A partnership signed January 24 between Brazil and the principality of Asturias, in northern Spain, will help Brazil combat the consequences of drought in the Northeast. The funds, to the tune of US$ 276 thousand will pay for the construction of 520 cisterns in the semi-arid region.
In an interview on National TV, the Minister of Social Development and Hunger Alleviation, Patrus Ananias, said that he signed the agreement with representatives of the Asturias Development Cooperation Agency. The funds will be transferred directly to the Zero Hunger program.
400 cisterns will be built in the cities of Irauçuba and Quiterianópolis, in Ceará, and 120 in São Jorge da Vajota, in Piauí. Each cistern costs around US$ 522 (1.4000 reais) and has the capacity to store 16 thousand liters of potable water.
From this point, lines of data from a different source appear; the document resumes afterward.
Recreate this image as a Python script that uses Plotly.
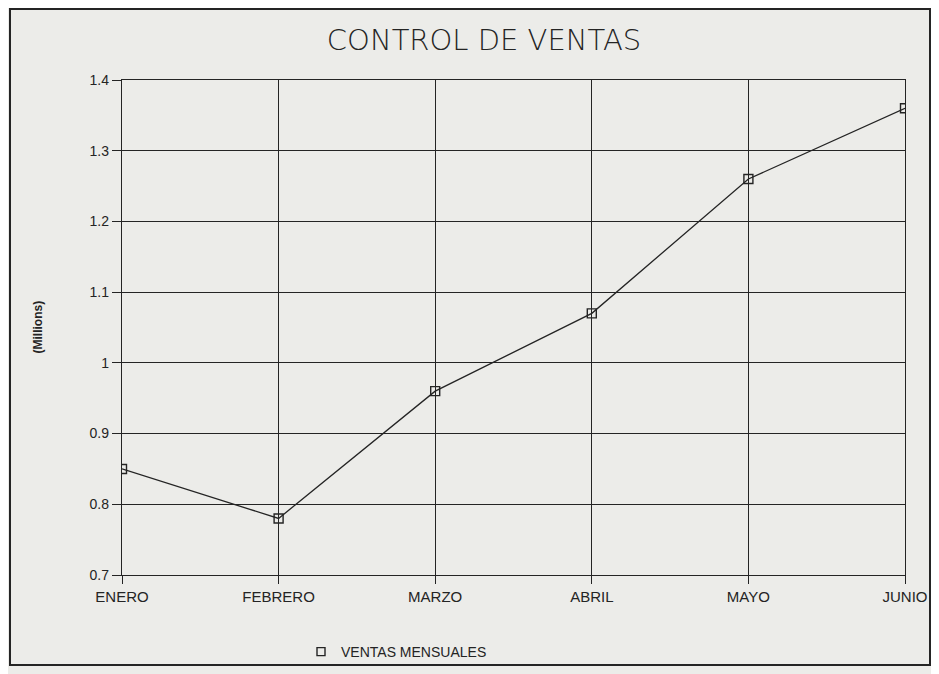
import plotly.graph_objects as go

months = ["ENERO", "FEBRERO", "MARZO", "ABRIL", "MAYO", "JUNIO"]
ventas = [0.85, 0.78, 0.96, 1.07, 1.26, 1.36]
y_ticks = [0.7, 0.8, 0.9, 1.0, 1.1, 1.2, 1.3, 1.4]
y_tick_labels = ["0.7", "0.8", "0.9", "1", "1.1", "1.2", "1.3", "1.4"]

# page body has an 8px margin, so the figure is sized/positioned to compensate
W, H = 931, 666
L, R, T, B = 114, 34, 72, 99
PW, PH = W - L - R, H - T - B
ink = "#242424"
bg = "#ecece9"

fig = go.Figure()
fig.add_trace(go.Scatter(
    x=months, y=ventas, mode="lines+markers", showlegend=False,
    line=dict(color=ink, width=1.3),
    marker=dict(symbol="square-open", size=9, color=ink, line=dict(width=1.4)),
))
fig.add_trace(go.Scatter(
    x=[None], y=[None], mode="markers", name="VENTAS MENSUALES",
    marker=dict(symbol="square-open", size=8, color=ink, line=dict(width=1.4)),
))

fig.update_layout(
    width=W, height=H,
    margin=dict(l=L, r=R, t=T, b=B),
    paper_bgcolor=bg, plot_bgcolor=bg,
    font=dict(family="Liberation Sans, Arial, sans-serif", color=ink),
    title=dict(text="CONTROL DE VENTAS", xref="container", yref="container",
               x=476 / W, xanchor="center", y=1 - 32 / H, yanchor="middle",
               font=dict(family="DejaVu Sans, Liberation Sans, sans-serif",
                         size=29, weight=300, color=ink)),
    xaxis=dict(type="category", range=[0, 5], showgrid=True, gridcolor=ink,
               gridwidth=1, showline=True, linecolor=ink, linewidth=1.3,
               mirror=True, ticks="outside", ticklen=8, tickcolor=ink,
               tickfont=dict(size=15), zeroline=False),
    yaxis=dict(range=[0.7, 1.4], tickvals=y_ticks, ticktext=y_tick_labels,
               showgrid=True, gridcolor=ink, gridwidth=1, showline=True,
               linecolor=ink, linewidth=1.3, mirror=True, ticks="outside",
               ticklen=9, tickcolor=ink, tickfont=dict(size=14),
               zeroline=False),
    legend=dict(orientation="h", xref="container", yref="container",
                x=293 / W, xanchor="left", y=1 - 644 / H, yanchor="middle",
                font=dict(size=14), bgcolor="rgba(0,0,0,0)", itemwidth=30),
    annotations=[dict(text="(Millions)", xref="paper", yref="paper",
                      x=(20 - L) / PW, y=0.5, textangle=-90,
                      showarrow=False,
                      font=dict(size=12, color=ink, weight="bold"))],
    shapes=[dict(type="rect", xref="paper", yref="paper",
                 x0=(2 - L) / PW, x1=(922 - L) / PW,
                 y0=(H - B - 657) / PH, y1=(H - B - 1) / PH,
                 line=dict(color=ink, width=2), layer="below")],
)

fig.write_html("out.html")
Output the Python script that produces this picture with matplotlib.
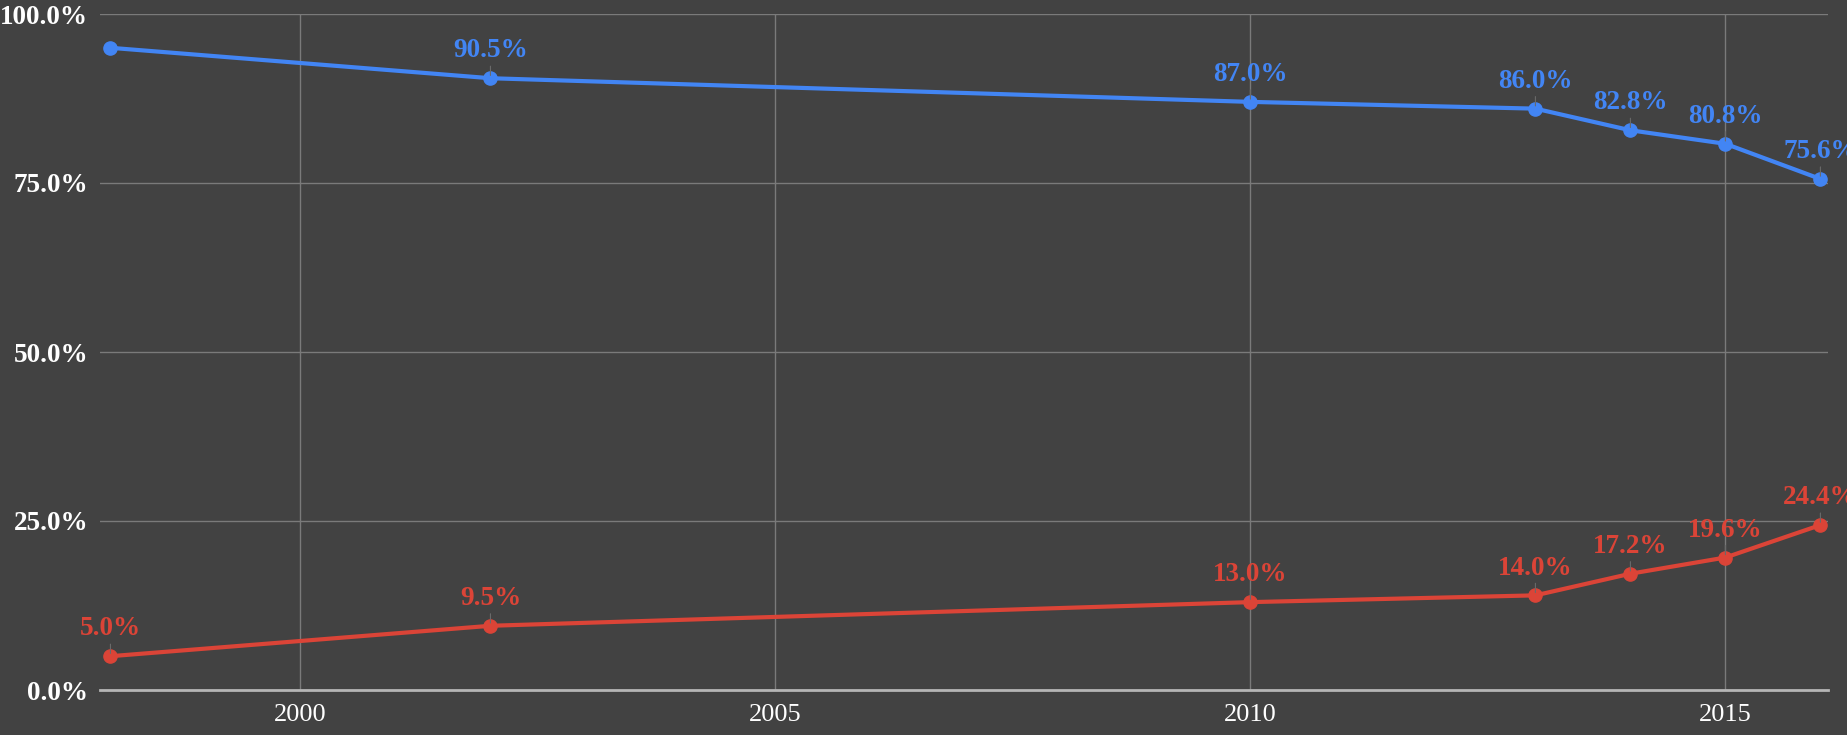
import matplotlib
matplotlib.use("Agg")
import matplotlib.pyplot as plt
from matplotlib.ticker import FuncFormatter

years = [1998, 2002, 2010, 2013, 2014, 2015, 2016]
blue_vals = [95.0, 90.5, 87.0, 86.0, 82.8, 80.8, 75.6]
red_vals = [5.0, 9.5, 13.0, 14.0, 17.2, 19.6, 24.4]
blue_labels = [None, "90.5%", "87.0%", "86.0%", "82.8%", "80.8%", "75.6%"]
red_labels = ["5.0%", "9.5%", "13.0%", "14.0%", "17.2%", "19.6%", "24.4%"]
x_ticks = [2000, 2005, 2010, 2015]
y_ticks = [0, 25, 50, 75, 100]

BG = "#424242"
BLUE = "#4285F4"
RED = "#DB4437"

plt.rcParams['font.family'] = ['Liberation Serif', 'DejaVu Serif']

fig = plt.figure(figsize=(18.47, 7.35), dpi=100, facecolor=BG)
ax = fig.add_axes([100/1847, 45/735, (1828-100)/1847, (690-14)/735])
ax.set_facecolor(BG)

for vals, labels, col in [(blue_vals, blue_labels, BLUE), (red_vals, red_labels, RED)]:
    ax.plot(years, vals, color=col, lw=3.0, marker='o', ms=9.5, zorder=3,
            solid_capstyle='round')
    for x, y, lab in zip(years, vals, labels):
        if lab is None:
            continue
        ax.annotate(lab, xy=(x, y), xytext=(0, 15), textcoords='offset points',
                    ha='center', va='baseline', color=col, fontsize=19.5,
                    fontweight='bold', annotation_clip=False, zorder=4,
                    arrowprops=dict(arrowstyle='-', color='#6a6a6a', lw=0.8,
                                    shrinkA=0, shrinkB=2))

ax.set_xlim(1997.89, 2016.08)
ax.set_ylim(0, 100)
ax.set_xticks(x_ticks)
ax.set_yticks(y_ticks)
ax.yaxis.set_major_formatter(FuncFormatter(lambda v, p: f"{v:.1f}%"))
ax.grid(True, color='#7a7a7a', lw=1.0, zorder=0)
ax.set_axisbelow(True)
for s in ['top', 'right', 'left']:
    ax.spines[s].set_visible(False)
ax.spines['bottom'].set_color('#b5b5b5')
ax.spines['bottom'].set_linewidth(2)
ax.tick_params(axis='both', length=0)
ax.tick_params(axis='y', pad=8.5, labelsize=19.5, labelcolor='white')
ax.tick_params(axis='x', pad=10, labelsize=19, labelcolor='white')
for t in ax.get_yticklabels():
    t.set_fontweight('bold')

fig.savefig("out.png", dpi=100, facecolor=BG)
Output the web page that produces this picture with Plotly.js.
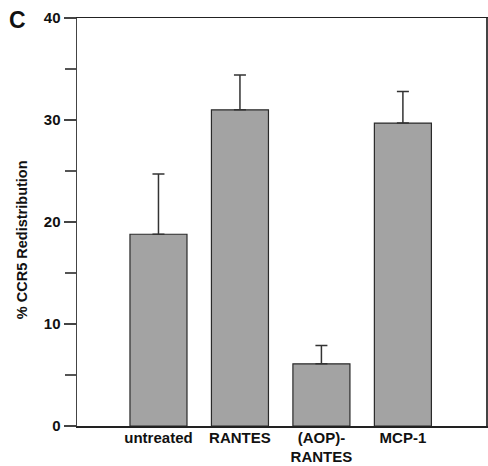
<!DOCTYPE html>
<html>
<head>
<meta charset="utf-8">
<script src="https://cdn.plot.ly/plotly-3.0.1.min.js"></script>
<style>html,body{margin:0;padding:0;background:#fff;}#chart{width:488px;height:466px;}</style>
</head>
<body>
<div id="chart"></div>
<script>
var categories = ["untreated", "RANTES", "(AOP)-<br>RANTES", "MCP-1"];
var redistribution = [18.8, 31.0, 6.1, 29.7];
var errorPlus = [5.9, 3.4, 1.8, 3.1];
var yTickValues = [0, 10, 20, 30, 40];

var trace = {
  type: "bar",
  x: [0, 1, 2, 3],
  y: redistribution,
  width: 0.7,
  marker: {color: "#a3a3a3", line: {color: "#2a2a2a", width: 1.2}},
  error_y: {type: "data", array: errorPlus, symmetric: false, arrayminus: [0,0,0,0],
            color: "#333", thickness: 1.5, width: 6}
};

var layout = {
  width: 488, height: 466,
  margin: {l: 77, r: 2, t: 18, b: 40},
  paper_bgcolor: "#fff", plot_bgcolor: "#fff",
  showlegend: false,
  font: {family: "Liberation Sans, Arial, sans-serif", color: "#111"},
  xaxis: {
    range: [-1, 4.02], tickvals: [0, 1, 2, 3], ticktext: categories,
    showline: true, linecolor: "#222", linewidth: 1.5, mirror: true,
    ticks: "", showgrid: false, zeroline: false, ticklabelstandoff: -3,
    tickfont: {size: 15, family: "Liberation Sans, Arial, sans-serif", weight: "bold"}
  },
  yaxis: {
    range: [0, 40], tickvals: yTickValues,
    showline: true, linecolor: "#444", linewidth: 1.5, mirror: true,
    ticks: "outside", ticklen: 12, tickwidth: 1.5, tickcolor: "#444",
    minor: {dtick: 5, ticks: "outside", ticklen: 11, tickwidth: 1.5, tickcolor: "#555"},
    showgrid: false, zeroline: false,
    tickfont: {size: 15, weight: "bold"}
  },
  annotations: [
    {text: "<b>% CCR5 Redistribution</b>", xref: "paper", yref: "paper",
     x: -0.134, xanchor: "center", y: 0.456, yanchor: "middle", textangle: -90,
     showarrow: false, font: {size: 14.5}},
    {text: "<b>C</b>", xref: "paper", yref: "paper", x: -0.145, xanchor: "center",
     y: 0.995, yanchor: "middle", showarrow: false, font: {size: 23}}
  ]
};

Plotly.newPlot("chart", [trace], layout, {displayModeBar: false, staticPlot: true});
</script>
</body>
</html>
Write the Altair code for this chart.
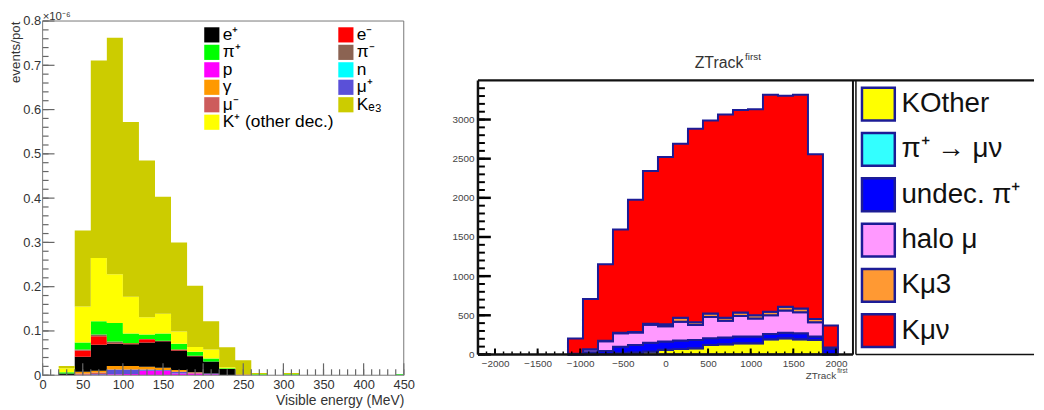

The Asturian Counselor of Justice, Public Safety, and Foreign Relations, Francisco Javier Garcia Valledor, commended the Zero Hunger program.
He said he intends to maintain the partnership over the coming years and that the amount may be increased, depending upon the results of this initial experience.
“The Brazilian government is acting as an element of hope for this transformation in the humanistic sense,” he underscored.
Minister Ananias informed that a large network of internal partnerships is being established in Brazil between the federal government and states, municipalities, and segments of civil society.
According to Ananias, the Family Grant is forming partnerships with the World Bank, the Inter-American Development Bank (IADB), the United Nations Education, Science, and Culture Organization (UNESCO), the UN Food and Agriculture Organization (FAO), and the UN International Labor Organization (ILO).
“This great partnership with the government of Asturias also represents another step in our creation of this network of international solidarity that demonstrates the Zero Hunger program to the entire world,” Ananias concluded.